The betting ring must innovate if it is to survive
News that William Hill are exiting racecourse betting rings does not come as a big surprise – it had been rumoured – but nevertheless it sends out shock waves now it’s been confirmed. Eighty-two pitches are to change hands.
The first major question it throws up is whether or not returning an SP with the way things are going is sustainable.
The starting price is the market price available “to good money” but dwindling activity in the betting ring where, on quiet days, only a handful of bookmakers stand means “good money” can be difficult to find.
At a recent three-day meeting at Newmarket, one rails bookmaker told me he took fewer than 300 bets on the first two days.
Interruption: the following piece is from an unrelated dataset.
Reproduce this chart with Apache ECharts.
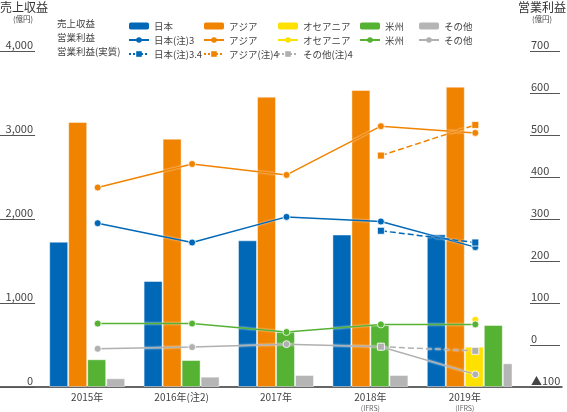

William Hill were often the only major operator in the ring but with their disappearance, albeit that their pitches are being purchased by Sid Hooper, for around £25,000 a pitch, the market could weaken and the creditability of the SP system comes under scrutiny.
The decline of the betting ring has been obvious for a long time.
Online betting has mushroomed, and even at racecourses considerable amounts are wagered through smartphones and tablets, particularly with offers of best price guaranteed and extra place pay-outs. Those offers also mean more money is bet in advance of going to a racecourse.
And while such online offers have become prevalent and to some extent in the high street, not much has changed by way of what’s on offer in the ring.
Erosion of competition
Indeed, it is frequently pointed out that many bookmakers shun one-quarter the odds in 16-plus runner handicaps. And use of exchanges has led to a market where there’s often little difference from one pitch to another – it has become anodyne. Add to this the number of pitches at a course operated by the same organisation, sometimes standing next to each other, and you have further erosion of competition
The only noticeable innovations have been electronic boards, a new generation of which now show horses’ colours and promotional messages, and bookmaker’s joints venturing away from the ring and operating in other part of the course, such as alongside the parade and, in the case of Ascot on Champions Day, inside the grandstand’s premium-priced enclosure among bars and next to pool betting kiosks.
In a way that’s a shame, because it further reduces the circulation of racegoers around the racecourse, but it does mean they are not far away from the sale of alcohol. It would be interesting to know if there is a correlation between the position of a bookmaker in amongst the bars and the average value of a bet, particularly as the day goes on.
The overheads which on-course bookmakers incur are not insignificant and taking fewer than 150 bets in a day isn’t worth turning up for. If racecourses want to maintain the ‘atmosphere’ of the betting ring as part of the attraction of a day at the races, they might want to consider if their bookmaker entry fees are contributing to fewer layers in the attendance.
But those operating in the ring do need to look at what they offer the racegoer, and how they can make it more attractive to bet with them because the current lack of innovation is a major factor in their declining share of the market.